### REQUIREMENT
Using the records below, quote only the span that opens with the line containing "Reproduce this chart" and closes with the line containing "linestyle=(0, (0.6, 9.9)), dash_capstyle='round', ax=ax)", exactly and inclusively.

### DATA SECTION
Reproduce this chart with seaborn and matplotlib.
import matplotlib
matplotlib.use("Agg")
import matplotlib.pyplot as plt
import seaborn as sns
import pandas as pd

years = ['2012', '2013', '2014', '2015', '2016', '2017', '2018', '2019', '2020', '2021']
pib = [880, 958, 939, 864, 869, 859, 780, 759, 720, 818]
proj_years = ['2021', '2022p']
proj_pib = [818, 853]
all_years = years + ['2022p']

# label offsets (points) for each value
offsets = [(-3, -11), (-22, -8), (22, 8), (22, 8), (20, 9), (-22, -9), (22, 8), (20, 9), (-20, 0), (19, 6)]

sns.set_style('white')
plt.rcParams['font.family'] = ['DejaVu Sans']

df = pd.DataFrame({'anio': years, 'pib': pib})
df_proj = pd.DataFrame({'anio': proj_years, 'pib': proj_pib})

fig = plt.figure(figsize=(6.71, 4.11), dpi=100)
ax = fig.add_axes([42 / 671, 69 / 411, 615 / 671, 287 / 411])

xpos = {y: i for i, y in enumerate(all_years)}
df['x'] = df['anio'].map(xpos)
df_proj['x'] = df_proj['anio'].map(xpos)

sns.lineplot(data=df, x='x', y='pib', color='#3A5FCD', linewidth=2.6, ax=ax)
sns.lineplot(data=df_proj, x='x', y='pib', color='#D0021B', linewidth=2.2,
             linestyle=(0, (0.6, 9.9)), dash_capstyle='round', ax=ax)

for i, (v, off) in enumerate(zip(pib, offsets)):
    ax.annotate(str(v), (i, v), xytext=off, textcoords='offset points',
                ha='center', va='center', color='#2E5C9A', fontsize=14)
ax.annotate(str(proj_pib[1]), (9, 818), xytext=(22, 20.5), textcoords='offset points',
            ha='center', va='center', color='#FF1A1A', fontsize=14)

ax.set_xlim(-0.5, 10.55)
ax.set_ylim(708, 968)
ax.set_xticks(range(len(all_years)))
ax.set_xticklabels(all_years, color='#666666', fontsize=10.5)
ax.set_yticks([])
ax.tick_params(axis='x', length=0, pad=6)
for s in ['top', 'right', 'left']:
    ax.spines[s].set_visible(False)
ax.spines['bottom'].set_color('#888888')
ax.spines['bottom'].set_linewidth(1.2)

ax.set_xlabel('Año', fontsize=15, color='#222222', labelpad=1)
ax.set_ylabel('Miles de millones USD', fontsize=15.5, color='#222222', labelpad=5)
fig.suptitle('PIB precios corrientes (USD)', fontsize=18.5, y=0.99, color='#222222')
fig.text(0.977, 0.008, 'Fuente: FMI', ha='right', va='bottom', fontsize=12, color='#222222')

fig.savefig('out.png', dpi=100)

---

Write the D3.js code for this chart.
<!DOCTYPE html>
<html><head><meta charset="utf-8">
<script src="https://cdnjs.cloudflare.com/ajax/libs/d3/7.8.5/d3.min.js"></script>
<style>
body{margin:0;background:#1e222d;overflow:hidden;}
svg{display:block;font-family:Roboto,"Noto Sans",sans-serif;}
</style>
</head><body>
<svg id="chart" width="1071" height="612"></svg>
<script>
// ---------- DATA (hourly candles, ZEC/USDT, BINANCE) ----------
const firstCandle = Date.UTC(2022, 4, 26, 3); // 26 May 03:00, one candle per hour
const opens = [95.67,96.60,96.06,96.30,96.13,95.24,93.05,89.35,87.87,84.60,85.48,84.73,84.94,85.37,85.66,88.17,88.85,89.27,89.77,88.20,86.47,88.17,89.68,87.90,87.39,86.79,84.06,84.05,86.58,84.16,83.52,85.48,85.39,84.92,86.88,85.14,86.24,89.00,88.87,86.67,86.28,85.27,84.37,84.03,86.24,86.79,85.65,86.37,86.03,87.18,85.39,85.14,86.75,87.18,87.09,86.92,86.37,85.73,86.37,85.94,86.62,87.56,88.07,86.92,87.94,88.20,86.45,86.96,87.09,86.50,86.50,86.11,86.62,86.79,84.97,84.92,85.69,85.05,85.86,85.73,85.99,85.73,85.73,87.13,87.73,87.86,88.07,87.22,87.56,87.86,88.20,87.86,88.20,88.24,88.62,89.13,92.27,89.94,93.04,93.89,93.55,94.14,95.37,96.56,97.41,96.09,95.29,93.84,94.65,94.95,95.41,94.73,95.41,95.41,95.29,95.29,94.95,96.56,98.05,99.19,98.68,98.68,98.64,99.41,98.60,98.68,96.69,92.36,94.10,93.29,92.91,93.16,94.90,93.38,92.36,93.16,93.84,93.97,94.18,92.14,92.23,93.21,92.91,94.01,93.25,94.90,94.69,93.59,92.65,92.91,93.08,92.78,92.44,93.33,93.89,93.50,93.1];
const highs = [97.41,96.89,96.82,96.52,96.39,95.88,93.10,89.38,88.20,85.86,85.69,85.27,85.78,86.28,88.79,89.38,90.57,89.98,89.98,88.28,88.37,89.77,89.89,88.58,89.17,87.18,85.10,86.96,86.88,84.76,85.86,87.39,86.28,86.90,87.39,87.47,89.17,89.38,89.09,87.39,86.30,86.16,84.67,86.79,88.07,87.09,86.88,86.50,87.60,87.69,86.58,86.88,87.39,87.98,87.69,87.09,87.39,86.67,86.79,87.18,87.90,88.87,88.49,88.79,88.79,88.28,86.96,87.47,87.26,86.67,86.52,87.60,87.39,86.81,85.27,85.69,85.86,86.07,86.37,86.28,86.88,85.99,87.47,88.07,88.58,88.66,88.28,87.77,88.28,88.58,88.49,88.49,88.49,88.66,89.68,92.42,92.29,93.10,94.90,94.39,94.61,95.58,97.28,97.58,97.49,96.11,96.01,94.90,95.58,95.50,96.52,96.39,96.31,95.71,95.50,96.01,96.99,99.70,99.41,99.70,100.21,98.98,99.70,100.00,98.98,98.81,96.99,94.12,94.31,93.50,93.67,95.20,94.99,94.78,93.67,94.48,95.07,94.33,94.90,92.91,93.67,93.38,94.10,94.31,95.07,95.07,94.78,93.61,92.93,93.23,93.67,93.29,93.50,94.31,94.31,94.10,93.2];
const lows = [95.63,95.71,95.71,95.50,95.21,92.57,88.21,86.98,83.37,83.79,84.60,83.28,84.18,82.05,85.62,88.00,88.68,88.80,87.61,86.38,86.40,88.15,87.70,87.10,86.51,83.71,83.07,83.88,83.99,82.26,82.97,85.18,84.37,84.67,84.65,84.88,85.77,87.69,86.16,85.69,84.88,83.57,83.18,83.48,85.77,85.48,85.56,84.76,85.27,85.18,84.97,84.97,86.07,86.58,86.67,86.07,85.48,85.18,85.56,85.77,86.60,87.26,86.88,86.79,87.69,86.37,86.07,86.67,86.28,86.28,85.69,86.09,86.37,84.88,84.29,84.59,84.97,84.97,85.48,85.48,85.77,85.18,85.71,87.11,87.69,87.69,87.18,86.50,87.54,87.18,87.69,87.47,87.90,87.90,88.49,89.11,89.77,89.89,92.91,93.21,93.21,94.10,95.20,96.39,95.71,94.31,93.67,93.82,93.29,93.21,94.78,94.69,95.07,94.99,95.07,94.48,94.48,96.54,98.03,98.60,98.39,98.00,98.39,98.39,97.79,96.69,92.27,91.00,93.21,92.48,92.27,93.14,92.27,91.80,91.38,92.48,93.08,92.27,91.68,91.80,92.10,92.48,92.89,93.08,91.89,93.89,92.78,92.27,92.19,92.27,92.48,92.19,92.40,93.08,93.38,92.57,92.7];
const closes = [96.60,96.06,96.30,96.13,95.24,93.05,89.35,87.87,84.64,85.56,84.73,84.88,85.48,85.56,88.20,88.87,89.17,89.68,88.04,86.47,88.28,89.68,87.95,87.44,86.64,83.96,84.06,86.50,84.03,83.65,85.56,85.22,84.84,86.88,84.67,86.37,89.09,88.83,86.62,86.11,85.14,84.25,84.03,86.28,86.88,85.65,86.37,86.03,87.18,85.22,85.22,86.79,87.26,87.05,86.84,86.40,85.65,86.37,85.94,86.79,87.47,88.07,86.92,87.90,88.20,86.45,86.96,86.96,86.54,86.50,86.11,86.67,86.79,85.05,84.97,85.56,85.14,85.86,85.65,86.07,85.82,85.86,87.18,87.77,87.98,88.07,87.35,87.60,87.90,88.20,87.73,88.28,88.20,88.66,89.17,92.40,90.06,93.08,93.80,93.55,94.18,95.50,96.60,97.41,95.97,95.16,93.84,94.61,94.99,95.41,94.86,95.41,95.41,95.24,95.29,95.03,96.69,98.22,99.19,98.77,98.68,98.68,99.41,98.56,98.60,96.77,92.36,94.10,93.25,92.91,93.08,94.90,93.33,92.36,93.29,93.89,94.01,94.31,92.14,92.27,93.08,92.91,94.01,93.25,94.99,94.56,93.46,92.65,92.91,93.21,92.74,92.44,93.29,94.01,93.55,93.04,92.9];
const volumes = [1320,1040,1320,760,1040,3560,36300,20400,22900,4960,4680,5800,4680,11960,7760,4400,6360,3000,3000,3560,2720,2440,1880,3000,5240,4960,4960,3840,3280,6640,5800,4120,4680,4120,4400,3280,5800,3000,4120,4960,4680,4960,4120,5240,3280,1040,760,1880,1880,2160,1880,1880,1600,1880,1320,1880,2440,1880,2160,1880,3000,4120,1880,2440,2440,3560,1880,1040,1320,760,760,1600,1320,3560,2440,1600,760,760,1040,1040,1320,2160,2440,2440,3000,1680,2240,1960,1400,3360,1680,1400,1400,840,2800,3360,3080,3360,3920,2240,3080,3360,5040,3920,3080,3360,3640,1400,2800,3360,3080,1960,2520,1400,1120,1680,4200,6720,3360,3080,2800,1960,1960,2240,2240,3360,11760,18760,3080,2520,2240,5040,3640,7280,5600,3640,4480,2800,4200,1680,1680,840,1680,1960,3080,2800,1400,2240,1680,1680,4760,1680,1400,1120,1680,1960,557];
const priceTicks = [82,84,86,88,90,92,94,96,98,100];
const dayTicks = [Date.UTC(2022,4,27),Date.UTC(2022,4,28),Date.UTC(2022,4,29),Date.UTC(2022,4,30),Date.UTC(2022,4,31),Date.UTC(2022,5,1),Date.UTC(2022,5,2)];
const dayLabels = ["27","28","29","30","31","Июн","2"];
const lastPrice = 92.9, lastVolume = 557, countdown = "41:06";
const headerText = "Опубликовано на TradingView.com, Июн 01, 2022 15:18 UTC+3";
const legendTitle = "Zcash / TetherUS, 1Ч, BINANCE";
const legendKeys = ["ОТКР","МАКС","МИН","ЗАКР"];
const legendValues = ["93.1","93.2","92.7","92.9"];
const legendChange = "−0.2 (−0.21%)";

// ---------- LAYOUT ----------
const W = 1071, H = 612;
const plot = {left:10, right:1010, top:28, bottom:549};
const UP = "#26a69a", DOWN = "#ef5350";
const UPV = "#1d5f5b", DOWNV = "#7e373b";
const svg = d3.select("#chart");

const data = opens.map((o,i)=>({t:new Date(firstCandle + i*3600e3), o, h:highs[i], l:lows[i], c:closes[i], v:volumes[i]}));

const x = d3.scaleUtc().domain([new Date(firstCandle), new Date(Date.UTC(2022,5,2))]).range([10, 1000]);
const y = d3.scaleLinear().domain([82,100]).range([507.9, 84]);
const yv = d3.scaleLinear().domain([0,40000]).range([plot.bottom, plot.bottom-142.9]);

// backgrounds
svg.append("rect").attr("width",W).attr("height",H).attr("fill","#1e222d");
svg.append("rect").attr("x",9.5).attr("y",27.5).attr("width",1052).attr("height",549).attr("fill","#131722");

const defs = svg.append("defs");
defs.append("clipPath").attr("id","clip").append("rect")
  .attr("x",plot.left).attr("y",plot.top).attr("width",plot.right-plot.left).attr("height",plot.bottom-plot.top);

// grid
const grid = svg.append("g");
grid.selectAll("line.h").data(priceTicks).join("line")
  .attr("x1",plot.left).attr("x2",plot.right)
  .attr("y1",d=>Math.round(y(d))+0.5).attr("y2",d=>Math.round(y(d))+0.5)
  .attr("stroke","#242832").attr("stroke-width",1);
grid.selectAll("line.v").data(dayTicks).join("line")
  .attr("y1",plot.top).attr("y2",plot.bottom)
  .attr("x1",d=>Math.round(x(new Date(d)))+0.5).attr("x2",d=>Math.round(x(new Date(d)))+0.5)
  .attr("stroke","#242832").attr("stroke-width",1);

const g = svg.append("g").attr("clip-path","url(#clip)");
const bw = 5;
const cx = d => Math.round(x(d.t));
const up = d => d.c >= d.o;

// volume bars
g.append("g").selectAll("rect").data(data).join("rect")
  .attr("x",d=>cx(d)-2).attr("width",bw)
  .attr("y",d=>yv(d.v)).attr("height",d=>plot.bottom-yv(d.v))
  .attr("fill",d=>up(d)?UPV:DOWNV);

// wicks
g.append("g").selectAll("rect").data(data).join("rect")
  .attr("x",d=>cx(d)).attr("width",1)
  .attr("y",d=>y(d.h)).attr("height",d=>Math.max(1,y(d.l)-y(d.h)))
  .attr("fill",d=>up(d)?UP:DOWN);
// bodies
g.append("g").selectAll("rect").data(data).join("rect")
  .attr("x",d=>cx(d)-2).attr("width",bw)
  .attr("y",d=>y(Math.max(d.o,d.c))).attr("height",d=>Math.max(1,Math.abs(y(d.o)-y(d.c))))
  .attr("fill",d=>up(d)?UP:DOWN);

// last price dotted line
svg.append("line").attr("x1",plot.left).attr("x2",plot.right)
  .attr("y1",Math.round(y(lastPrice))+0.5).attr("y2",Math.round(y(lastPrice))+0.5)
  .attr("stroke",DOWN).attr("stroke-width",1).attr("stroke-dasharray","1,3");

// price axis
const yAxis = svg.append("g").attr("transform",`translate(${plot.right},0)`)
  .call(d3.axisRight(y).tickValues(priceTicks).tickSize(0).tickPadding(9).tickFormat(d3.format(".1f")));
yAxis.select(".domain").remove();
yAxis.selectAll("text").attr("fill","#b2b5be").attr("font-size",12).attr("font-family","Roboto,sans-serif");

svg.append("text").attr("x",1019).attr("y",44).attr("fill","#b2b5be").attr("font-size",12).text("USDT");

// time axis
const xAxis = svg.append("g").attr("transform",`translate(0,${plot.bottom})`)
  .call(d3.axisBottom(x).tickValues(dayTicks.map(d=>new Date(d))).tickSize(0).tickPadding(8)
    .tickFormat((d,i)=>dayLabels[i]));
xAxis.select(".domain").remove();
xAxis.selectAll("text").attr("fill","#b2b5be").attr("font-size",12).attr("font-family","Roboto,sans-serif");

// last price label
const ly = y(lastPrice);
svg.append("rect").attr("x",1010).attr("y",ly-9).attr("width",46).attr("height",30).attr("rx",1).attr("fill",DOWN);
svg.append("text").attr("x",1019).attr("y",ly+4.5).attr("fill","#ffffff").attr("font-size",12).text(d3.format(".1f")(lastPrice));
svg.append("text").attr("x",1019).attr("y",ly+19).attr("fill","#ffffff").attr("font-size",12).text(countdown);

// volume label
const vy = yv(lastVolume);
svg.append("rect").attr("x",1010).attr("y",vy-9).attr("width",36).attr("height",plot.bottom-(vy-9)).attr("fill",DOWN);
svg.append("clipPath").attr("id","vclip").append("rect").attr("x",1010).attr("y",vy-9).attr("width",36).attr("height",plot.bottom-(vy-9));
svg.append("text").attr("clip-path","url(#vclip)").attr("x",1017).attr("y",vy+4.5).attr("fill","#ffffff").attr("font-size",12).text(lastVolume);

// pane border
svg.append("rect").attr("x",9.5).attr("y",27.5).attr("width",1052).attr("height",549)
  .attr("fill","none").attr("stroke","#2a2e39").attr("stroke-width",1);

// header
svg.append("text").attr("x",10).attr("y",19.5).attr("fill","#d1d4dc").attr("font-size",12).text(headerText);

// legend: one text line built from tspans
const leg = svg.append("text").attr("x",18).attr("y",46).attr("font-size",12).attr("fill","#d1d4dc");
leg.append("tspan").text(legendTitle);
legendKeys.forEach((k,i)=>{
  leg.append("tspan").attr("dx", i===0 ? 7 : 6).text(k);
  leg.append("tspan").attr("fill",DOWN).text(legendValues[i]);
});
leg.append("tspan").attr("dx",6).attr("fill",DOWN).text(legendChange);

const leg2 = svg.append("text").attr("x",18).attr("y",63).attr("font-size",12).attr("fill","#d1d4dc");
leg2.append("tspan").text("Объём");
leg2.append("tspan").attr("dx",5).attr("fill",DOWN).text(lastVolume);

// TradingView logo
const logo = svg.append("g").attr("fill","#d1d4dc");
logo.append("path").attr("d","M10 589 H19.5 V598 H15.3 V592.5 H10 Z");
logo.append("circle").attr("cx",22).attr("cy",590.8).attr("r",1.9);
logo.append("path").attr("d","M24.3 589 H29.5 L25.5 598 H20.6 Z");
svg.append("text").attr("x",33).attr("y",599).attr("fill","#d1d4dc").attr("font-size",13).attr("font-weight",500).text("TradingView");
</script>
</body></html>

==

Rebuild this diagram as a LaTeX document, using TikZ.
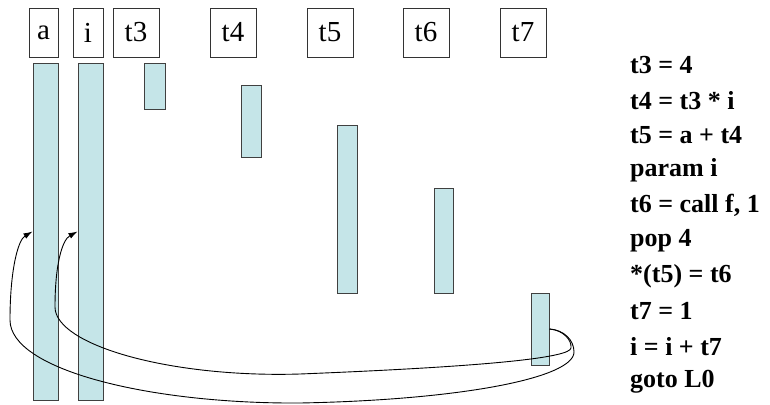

### EXERCISE RESULT
Reproduce this chart with seaborn and matplotlib.
import matplotlib
matplotlib.use("Agg")
import matplotlib.pyplot as plt
import seaborn as sns
import pandas as pd

years = ['2012', '2013', '2014', '2015', '2016', '2017', '2018', '2019', '2020', '2021']
pib = [880, 958, 939, 864, 869, 859, 780, 759, 720, 818]
proj_years = ['2021', '2022p']
proj_pib = [818, 853]
all_years = years + ['2022p']

# label offsets (points) for each value
offsets = [(-3, -11), (-22, -8), (22, 8), (22, 8), (20, 9), (-22, -9), (22, 8), (20, 9), (-20, 0), (19, 6)]

sns.set_style('white')
plt.rcParams['font.family'] = ['DejaVu Sans']

df = pd.DataFrame({'anio': years, 'pib': pib})
df_proj = pd.DataFrame({'anio': proj_years, 'pib': proj_pib})

fig = plt.figure(figsize=(6.71, 4.11), dpi=100)
ax = fig.add_axes([42 / 671, 69 / 411, 615 / 671, 287 / 411])

xpos = {y: i for i, y in enumerate(all_years)}
df['x'] = df['anio'].map(xpos)
df_proj['x'] = df_proj['anio'].map(xpos)

sns.lineplot(data=df, x='x', y='pib', color='#3A5FCD', linewidth=2.6, ax=ax)
sns.lineplot(data=df_proj, x='x', y='pib', color='#D0021B', linewidth=2.2,
             linestyle=(0, (0.6, 9.9)), dash_capstyle='round', ax=ax)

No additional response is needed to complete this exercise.